Jag Sandhu, with City of Vancouver corporate communications, said the names of successful applicants will be revealed to the public as the city’s permit process proceeds through the next month.
“The development permit process for these 11 applicants located in permitted zones is expected to begin in early November,” said Sandhu. “Information about each application will be posted on the city’s development application information page at that time.”
Notifications will be mailed to addresses within a two-block radius of the approved 11 businesses as they move forward with their permit reviews.
The city has also sent out letters to 30 other applicants that met zoning requirements but are less than the required 300-metre distance from other dispensaries that have also filed applications.
Applicants within 300-metres of one another will now enter a “declustering” process where they will be graded, with one applicant with the most favourable score to be permitted to proceed with their application.
More details on the declustering process can be found in this story from Cannabis in Canada.
Applicants in the cluster that are not chosen will be given six months by the city to find a different location to operate from.
The remaining 135 applications did not meet city zoning requirements and will not be allowed to continue in the process. They will have six months to find a new location and resubmit for a permit.

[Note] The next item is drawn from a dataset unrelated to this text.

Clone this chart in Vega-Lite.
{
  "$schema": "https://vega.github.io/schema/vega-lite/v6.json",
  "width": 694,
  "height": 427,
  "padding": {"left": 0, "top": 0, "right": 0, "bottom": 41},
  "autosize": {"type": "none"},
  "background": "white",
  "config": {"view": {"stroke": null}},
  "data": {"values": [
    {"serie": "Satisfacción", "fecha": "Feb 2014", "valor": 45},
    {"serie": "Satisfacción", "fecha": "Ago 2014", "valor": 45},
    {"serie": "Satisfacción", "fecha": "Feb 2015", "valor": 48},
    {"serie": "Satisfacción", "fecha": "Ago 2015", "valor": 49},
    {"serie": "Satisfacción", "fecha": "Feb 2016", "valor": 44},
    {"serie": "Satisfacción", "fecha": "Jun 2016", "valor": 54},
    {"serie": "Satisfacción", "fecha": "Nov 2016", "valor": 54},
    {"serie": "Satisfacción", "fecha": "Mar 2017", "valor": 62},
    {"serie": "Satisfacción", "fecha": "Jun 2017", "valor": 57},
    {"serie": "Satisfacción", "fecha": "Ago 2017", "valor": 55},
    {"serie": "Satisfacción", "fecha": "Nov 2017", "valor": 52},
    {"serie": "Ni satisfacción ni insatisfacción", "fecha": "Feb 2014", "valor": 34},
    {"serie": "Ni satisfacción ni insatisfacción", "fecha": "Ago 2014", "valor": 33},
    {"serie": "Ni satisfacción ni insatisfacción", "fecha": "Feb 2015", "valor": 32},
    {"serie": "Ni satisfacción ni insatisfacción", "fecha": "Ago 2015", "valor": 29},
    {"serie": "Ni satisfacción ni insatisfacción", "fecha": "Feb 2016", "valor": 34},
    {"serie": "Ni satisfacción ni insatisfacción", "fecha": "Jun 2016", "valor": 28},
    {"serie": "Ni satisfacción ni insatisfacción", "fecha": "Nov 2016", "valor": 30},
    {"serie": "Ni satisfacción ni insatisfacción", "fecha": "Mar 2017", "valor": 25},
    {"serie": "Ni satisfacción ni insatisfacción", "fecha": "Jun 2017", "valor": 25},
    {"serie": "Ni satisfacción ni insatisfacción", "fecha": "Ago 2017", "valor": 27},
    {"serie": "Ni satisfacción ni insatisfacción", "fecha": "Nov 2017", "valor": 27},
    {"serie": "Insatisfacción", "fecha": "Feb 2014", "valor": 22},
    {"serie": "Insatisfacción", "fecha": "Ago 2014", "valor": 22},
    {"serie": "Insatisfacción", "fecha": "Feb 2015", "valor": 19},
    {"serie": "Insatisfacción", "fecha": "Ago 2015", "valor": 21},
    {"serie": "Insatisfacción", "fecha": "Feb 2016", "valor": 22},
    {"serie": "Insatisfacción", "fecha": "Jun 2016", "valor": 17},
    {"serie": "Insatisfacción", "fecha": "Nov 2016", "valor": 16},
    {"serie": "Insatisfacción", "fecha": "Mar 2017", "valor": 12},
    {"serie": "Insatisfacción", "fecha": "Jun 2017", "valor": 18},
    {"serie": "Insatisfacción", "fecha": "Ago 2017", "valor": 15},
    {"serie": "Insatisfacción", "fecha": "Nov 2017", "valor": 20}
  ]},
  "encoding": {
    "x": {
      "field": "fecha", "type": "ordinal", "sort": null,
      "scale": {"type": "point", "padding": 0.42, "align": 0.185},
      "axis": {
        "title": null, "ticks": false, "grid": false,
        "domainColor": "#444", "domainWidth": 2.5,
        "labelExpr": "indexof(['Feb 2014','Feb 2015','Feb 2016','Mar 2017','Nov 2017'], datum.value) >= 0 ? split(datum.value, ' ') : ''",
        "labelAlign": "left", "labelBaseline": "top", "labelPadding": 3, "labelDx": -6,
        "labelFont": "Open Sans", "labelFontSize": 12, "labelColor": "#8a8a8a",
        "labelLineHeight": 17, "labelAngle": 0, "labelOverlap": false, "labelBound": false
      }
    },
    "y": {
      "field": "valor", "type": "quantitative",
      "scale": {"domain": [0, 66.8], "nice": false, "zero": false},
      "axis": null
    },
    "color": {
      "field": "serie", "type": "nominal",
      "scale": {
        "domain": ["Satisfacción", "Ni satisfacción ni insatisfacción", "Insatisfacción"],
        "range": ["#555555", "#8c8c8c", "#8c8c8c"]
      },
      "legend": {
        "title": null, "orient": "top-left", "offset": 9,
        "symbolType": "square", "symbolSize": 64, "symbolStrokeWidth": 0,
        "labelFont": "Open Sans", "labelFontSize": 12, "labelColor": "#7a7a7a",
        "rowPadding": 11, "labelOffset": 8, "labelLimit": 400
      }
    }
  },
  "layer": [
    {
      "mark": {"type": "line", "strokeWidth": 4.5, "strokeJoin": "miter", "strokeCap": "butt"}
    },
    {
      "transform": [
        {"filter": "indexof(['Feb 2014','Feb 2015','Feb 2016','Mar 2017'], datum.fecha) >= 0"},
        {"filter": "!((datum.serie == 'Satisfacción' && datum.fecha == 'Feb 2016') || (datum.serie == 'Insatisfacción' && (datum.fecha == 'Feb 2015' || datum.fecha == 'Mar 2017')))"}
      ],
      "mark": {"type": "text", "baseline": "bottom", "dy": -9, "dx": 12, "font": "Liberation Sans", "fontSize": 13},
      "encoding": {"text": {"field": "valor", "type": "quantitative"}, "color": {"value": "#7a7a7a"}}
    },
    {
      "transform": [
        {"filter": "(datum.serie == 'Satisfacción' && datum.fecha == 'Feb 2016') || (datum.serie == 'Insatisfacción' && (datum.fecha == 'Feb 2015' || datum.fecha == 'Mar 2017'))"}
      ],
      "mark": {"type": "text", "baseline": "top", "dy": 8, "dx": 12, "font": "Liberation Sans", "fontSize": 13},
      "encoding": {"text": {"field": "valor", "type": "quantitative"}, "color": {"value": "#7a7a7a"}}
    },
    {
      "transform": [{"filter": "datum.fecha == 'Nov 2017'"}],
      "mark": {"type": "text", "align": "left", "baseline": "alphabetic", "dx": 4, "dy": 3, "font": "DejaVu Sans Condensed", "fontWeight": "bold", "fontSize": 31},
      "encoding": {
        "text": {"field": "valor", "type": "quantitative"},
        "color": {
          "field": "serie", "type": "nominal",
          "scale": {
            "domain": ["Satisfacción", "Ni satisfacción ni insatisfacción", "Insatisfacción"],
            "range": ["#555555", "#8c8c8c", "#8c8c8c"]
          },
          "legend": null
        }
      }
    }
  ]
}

Those applications for businesses already in operation will be permitted to continue business for six months while they find alternate locations. After six months, they will be “be subject to enforcement action.”
Any operating businesses that did not apply for a permit before the August deadline are required to shut down, immediately.
“The City inspects these businesses regularly,” a city statement read. “As with other businesses, the City will use a range of enforcement tools, including fines and legal action.”
The city is not accepting new applications for dispensaries until the current group of applicants has been processed.